** start of EXERCISE MATERIAL **
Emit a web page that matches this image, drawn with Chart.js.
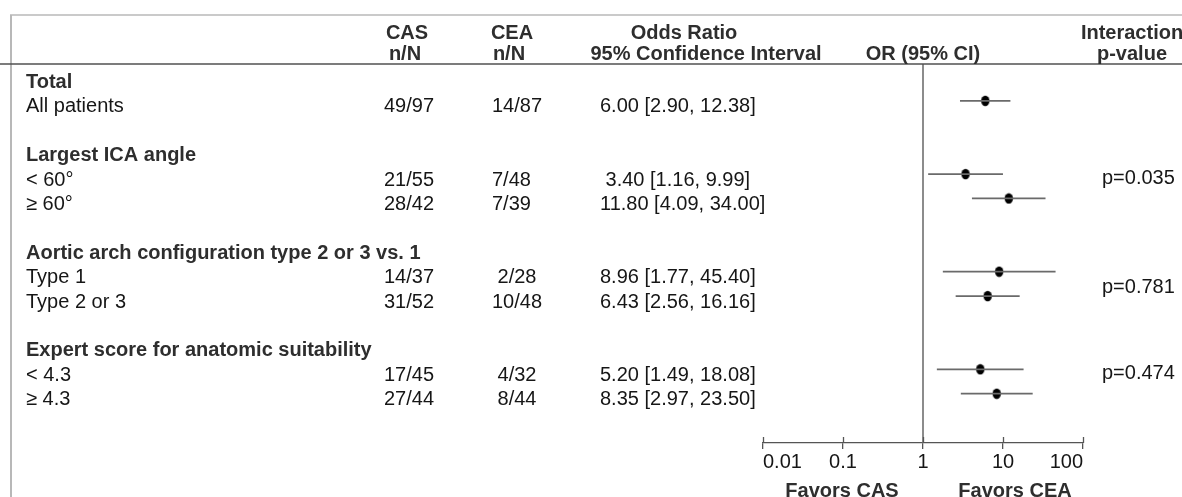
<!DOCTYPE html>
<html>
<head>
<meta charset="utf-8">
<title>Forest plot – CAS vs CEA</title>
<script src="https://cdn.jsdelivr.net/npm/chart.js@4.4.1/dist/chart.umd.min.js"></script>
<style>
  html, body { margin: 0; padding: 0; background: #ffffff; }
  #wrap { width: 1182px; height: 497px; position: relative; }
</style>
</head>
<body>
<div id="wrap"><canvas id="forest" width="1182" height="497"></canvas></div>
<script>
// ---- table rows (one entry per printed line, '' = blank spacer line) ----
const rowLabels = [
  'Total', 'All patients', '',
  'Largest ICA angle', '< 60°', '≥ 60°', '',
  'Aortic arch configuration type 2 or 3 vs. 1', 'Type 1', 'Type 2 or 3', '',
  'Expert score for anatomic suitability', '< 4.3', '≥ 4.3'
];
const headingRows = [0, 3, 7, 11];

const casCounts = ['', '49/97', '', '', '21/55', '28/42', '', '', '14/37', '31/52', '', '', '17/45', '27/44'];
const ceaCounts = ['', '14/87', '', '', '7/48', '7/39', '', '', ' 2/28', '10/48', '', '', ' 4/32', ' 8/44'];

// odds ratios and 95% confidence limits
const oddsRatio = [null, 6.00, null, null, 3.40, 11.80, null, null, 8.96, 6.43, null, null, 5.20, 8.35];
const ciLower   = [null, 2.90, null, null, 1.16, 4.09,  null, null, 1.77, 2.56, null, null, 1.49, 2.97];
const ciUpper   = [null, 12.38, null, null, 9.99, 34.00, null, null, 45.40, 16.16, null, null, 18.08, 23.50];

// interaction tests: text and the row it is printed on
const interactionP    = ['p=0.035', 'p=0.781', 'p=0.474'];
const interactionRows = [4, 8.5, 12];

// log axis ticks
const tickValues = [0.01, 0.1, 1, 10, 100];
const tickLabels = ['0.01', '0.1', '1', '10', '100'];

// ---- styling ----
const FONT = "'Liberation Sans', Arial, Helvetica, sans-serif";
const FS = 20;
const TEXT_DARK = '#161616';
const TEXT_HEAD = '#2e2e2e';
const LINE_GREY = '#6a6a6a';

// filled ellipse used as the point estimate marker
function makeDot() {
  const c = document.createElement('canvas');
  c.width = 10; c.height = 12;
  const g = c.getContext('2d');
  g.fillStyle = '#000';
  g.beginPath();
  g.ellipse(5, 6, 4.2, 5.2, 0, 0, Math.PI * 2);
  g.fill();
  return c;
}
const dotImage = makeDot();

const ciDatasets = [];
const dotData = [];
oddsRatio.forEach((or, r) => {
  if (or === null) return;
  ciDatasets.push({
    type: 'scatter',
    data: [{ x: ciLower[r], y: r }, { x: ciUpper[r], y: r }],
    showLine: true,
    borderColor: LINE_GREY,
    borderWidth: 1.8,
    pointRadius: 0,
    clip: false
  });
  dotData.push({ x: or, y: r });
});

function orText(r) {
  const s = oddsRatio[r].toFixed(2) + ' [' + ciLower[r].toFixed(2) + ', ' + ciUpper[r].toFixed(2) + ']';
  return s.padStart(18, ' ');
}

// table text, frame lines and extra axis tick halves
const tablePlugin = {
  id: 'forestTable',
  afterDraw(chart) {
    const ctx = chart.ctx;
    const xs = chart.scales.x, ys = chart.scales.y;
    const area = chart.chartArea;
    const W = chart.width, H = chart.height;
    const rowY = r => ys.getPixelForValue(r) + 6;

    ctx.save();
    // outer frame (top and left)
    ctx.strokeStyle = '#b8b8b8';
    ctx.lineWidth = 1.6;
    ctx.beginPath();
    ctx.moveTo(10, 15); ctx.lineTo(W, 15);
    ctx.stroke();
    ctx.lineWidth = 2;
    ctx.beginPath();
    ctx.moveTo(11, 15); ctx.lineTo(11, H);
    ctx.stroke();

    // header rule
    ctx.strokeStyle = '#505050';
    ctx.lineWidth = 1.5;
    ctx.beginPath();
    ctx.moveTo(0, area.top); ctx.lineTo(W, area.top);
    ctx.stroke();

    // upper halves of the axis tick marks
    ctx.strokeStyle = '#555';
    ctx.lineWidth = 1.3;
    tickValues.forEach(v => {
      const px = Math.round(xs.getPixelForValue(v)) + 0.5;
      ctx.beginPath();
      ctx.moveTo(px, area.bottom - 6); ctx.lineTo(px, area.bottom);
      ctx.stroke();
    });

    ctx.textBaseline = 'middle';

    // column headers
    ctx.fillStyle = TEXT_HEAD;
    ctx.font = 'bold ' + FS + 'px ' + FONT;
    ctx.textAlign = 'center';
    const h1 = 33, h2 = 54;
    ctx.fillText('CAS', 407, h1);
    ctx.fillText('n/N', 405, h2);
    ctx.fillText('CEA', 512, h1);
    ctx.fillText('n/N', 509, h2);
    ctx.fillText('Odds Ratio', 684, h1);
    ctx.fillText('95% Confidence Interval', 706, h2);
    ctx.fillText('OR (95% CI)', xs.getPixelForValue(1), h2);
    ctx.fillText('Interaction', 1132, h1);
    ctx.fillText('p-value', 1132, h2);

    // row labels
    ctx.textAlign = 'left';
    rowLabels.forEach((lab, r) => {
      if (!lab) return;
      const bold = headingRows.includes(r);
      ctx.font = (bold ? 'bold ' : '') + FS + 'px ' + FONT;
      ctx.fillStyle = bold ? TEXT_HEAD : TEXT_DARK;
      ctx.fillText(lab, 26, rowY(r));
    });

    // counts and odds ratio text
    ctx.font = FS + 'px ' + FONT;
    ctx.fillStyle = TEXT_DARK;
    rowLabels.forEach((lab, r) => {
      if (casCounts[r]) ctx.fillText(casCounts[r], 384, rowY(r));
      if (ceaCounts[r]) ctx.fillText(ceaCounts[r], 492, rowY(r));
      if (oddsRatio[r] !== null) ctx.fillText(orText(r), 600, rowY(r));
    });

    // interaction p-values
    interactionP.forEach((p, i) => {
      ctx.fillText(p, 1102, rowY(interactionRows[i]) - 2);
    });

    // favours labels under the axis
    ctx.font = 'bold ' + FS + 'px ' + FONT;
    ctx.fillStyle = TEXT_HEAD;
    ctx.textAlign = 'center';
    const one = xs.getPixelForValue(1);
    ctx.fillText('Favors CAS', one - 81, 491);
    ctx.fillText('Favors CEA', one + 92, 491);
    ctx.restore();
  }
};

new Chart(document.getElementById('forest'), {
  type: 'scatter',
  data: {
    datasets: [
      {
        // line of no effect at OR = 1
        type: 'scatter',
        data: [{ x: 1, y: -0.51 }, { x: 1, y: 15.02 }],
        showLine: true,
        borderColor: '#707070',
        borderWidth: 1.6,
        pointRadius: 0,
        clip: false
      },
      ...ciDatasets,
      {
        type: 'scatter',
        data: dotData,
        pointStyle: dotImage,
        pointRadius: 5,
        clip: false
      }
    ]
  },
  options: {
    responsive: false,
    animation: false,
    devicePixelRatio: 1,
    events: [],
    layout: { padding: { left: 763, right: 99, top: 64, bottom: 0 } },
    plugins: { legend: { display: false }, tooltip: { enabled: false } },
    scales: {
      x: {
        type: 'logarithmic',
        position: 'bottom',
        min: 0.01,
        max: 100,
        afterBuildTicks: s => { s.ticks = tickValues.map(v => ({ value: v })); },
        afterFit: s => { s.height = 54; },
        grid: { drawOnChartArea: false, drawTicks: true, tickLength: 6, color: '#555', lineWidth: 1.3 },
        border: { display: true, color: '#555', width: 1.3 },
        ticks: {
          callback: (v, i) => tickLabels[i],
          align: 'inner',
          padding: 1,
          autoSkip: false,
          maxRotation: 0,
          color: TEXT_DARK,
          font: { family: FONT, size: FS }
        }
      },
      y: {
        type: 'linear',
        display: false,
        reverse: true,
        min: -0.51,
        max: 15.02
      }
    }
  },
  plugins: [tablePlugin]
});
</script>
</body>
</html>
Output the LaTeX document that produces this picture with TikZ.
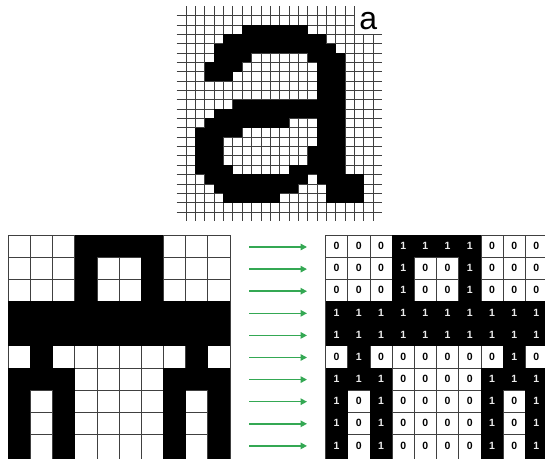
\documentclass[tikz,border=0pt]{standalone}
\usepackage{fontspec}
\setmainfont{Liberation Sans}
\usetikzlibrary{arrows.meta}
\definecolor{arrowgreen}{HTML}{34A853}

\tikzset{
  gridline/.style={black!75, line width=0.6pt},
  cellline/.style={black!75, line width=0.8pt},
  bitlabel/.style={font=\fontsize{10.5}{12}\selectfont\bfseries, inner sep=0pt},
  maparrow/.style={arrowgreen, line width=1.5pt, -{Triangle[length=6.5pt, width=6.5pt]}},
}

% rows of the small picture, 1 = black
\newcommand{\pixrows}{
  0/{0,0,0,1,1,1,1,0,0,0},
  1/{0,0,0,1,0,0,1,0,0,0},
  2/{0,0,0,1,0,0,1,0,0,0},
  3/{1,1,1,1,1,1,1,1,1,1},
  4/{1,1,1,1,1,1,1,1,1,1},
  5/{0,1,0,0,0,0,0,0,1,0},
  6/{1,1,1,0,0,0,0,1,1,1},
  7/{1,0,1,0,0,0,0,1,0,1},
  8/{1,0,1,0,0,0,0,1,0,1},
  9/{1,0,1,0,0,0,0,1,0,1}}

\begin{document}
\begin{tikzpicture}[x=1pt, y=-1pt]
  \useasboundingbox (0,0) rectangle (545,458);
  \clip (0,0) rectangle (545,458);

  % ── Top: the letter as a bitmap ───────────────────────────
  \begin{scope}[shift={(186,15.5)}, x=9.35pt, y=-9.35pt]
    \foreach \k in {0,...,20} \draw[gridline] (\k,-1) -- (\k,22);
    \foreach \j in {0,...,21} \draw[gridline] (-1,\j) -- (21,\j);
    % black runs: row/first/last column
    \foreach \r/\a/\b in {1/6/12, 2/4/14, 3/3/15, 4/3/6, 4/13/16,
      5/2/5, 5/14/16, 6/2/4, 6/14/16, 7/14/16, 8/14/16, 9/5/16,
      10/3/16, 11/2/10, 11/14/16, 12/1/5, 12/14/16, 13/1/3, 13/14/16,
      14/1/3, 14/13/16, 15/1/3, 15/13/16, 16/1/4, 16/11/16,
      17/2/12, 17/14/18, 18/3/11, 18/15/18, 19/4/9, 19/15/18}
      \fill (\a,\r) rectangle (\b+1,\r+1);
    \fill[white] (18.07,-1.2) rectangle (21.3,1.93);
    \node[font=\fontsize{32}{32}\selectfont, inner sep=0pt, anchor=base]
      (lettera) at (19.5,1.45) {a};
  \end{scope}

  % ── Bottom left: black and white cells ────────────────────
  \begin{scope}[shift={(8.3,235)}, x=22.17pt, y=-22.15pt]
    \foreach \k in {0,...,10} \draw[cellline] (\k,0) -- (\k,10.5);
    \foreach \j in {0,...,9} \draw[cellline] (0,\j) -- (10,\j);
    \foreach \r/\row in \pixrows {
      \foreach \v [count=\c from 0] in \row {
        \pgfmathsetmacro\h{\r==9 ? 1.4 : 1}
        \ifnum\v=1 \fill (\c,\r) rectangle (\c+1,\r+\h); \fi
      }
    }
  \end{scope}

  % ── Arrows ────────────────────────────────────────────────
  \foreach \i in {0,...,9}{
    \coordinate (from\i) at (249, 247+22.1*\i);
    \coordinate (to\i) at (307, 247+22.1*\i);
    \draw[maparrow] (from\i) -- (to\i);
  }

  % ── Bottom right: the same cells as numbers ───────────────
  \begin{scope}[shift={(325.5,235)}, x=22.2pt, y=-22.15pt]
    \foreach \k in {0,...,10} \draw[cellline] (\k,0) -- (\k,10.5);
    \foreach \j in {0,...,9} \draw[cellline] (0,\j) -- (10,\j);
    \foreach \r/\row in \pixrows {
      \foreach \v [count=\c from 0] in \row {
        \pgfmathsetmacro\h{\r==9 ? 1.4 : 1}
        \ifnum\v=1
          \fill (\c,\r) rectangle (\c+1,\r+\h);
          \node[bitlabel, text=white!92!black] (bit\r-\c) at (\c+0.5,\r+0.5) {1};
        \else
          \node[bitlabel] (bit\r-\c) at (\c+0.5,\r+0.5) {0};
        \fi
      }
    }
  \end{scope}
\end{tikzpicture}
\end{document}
** end of EXERCISE MATERIAL **
**EXERCISE**
Find the lines above that include the string "with" and copy them.

**PROBLEM SOLUTION**
Emit a web page that matches this image, drawn with Chart.js.
Output the LaTeX document that produces this picture with TikZ.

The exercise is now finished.